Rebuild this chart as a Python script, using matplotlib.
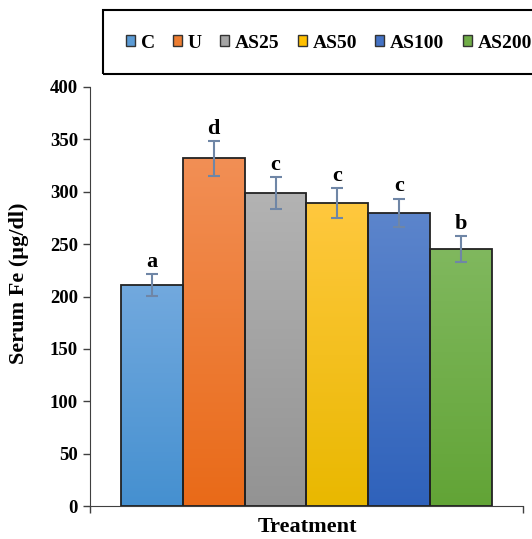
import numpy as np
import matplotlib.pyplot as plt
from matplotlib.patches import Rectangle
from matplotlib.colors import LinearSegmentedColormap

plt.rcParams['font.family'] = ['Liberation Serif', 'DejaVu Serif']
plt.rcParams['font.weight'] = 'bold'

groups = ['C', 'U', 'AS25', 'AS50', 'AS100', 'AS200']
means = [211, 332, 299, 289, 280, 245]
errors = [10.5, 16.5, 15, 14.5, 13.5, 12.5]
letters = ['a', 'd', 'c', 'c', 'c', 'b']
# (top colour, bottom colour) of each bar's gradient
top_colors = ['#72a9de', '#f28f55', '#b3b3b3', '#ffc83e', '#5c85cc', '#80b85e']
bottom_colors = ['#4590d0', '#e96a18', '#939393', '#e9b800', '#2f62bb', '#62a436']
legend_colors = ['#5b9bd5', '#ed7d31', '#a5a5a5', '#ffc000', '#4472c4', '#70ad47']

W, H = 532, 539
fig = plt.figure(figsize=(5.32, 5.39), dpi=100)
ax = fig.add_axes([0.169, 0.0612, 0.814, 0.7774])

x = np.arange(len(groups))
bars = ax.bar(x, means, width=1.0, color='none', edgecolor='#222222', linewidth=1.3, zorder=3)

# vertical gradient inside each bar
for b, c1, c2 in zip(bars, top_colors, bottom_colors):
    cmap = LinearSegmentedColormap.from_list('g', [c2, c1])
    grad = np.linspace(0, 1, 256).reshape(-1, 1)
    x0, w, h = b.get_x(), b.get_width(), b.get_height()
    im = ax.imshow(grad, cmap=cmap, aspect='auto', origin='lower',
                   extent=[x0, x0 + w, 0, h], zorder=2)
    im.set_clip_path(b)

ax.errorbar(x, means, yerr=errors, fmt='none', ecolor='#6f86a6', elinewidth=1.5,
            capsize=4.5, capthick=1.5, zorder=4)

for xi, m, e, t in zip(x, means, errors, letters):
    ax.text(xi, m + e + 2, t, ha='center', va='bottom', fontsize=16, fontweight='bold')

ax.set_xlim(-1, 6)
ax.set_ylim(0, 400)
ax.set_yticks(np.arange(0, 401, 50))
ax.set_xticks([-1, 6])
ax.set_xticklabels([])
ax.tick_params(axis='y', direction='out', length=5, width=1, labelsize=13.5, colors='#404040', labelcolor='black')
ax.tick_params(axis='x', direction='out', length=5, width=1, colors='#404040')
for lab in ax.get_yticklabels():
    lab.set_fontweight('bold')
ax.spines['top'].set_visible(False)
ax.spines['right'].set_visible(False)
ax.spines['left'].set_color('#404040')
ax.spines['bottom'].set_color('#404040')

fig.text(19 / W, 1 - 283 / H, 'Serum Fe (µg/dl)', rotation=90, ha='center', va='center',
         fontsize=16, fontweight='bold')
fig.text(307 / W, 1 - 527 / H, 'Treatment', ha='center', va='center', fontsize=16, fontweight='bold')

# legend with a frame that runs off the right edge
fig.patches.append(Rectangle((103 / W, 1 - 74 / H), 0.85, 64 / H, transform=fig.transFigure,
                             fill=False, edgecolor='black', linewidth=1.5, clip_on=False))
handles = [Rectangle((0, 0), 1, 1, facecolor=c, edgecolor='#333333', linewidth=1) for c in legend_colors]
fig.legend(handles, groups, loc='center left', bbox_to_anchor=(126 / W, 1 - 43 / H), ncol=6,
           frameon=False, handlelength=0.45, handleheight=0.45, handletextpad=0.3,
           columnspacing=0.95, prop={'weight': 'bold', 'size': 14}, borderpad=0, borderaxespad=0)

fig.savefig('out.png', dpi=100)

● ● ● ● ●

> _TASK DIRECTIONS_: Omit the pictures, then output the rest of the listing exactly.

> _SOLUTION FOR THIS TASK_:
Rebuild this chart as a Python script, using matplotlib.
import numpy as np
import matplotlib.pyplot as plt
from matplotlib.patches import Rectangle
from matplotlib.colors import LinearSegmentedColormap

plt.rcParams['font.family'] = ['Liberation Serif', 'DejaVu Serif']
plt.rcParams['font.weight'] = 'bold'

groups = ['C', 'U', 'AS25', 'AS50', 'AS100', 'AS200']
means = [211, 332, 299, 289, 280, 245]
errors = [10.5, 16.5, 15, 14.5, 13.5, 12.5]
letters = ['a', 'd', 'c', 'c', 'c', 'b']
# (top colour, bottom colour) of each bar's gradient
top_colors = ['#72a9de', '#f28f55', '#b3b3b3', '#ffc83e', '#5c85cc', '#80b85e']
bottom_colors = ['#4590d0', '#e96a18', '#939393', '#e9b800', '#2f62bb', '#62a436']
legend_colors = ['#5b9bd5', '#ed7d31', '#a5a5a5', '#ffc000', '#4472c4', '#70ad47']

W, H = 532, 539
fig = plt.figure(figsize=(5.32, 5.39), dpi=100)
ax = fig.add_axes([0.169, 0.0612, 0.814, 0.7774])

x = np.arange(len(groups))
bars = ax.bar(x, means, width=1.0, color='none', edgecolor='#222222', linewidth=1.3, zorder=3)

# vertical gradient inside each bar
for b, c1, c2 in zip(bars, top_colors, bottom_colors):
    cmap = LinearSegmentedColormap.from_list('g', [c2, c1])
    grad = np.linspace(0, 1, 256).reshape(-1, 1)
    x0, w, h = b.get_x(), b.get_width(), b.get_height()
    im = ax.imshow(grad, cmap=cmap, aspect='auto', origin='lower',
                   extent=[x0, x0 + w, 0, h], zorder=2)
    im.set_clip_path(b)

ax.errorbar(x, means, yerr=errors, fmt='none', ecolor='#6f86a6', elinewidth=1.5,
            capsize=4.5, capthick=1.5, zorder=4)

for xi, m, e, t in zip(x, means, errors, letters):
    ax.text(xi, m + e + 2, t, ha='center', va='bottom', fontsize=16, fontweight='bold')

ax.set_xlim(-1, 6)
ax.set_ylim(0, 400)
ax.set_yticks(np.arange(0, 401, 50))
ax.set_xticks([-1, 6])
ax.set_xticklabels([])
ax.tick_params(axis='y', direction='out', length=5, width=1, labelsize=13.5, colors='#404040', labelcolor='black')
ax.tick_params(axis='x', direction='out', length=5, width=1, colors='#404040')
for lab in ax.get_yticklabels():
    lab.set_fontweight('bold')
ax.spines['top'].set_visible(False)
ax.spines['right'].set_visible(False)
ax.spines['left'].set_color('#404040')
ax.spines['bottom'].set_color('#404040')

fig.text(19 / W, 1 - 283 / H, 'Serum Fe (µg/dl)', rotation=90, ha='center', va='center',
         fontsize=16, fontweight='bold')
fig.text(307 / W, 1 - 527 / H, 'Treatment', ha='center', va='center', fontsize=16, fontweight='bold')

# legend with a frame that runs off the right edge
fig.patches.append(Rectangle((103 / W, 1 - 74 / H), 0.85, 64 / H, transform=fig.transFigure,
                             fill=False, edgecolor='black', linewidth=1.5, clip_on=False))
handles = [Rectangle((0, 0), 1, 1, facecolor=c, edgecolor='#333333', linewidth=1) for c in legend_colors]
fig.legend(handles, groups, loc='center left', bbox_to_anchor=(126 / W, 1 - 43 / H), ncol=6,
           frameon=False, handlelength=0.45, handleheight=0.45, handletextpad=0.3,
           columnspacing=0.95, prop={'weight': 'bold', 'size': 14}, borderpad=0, borderaxespad=0)

fig.savefig('out.png', dpi=100)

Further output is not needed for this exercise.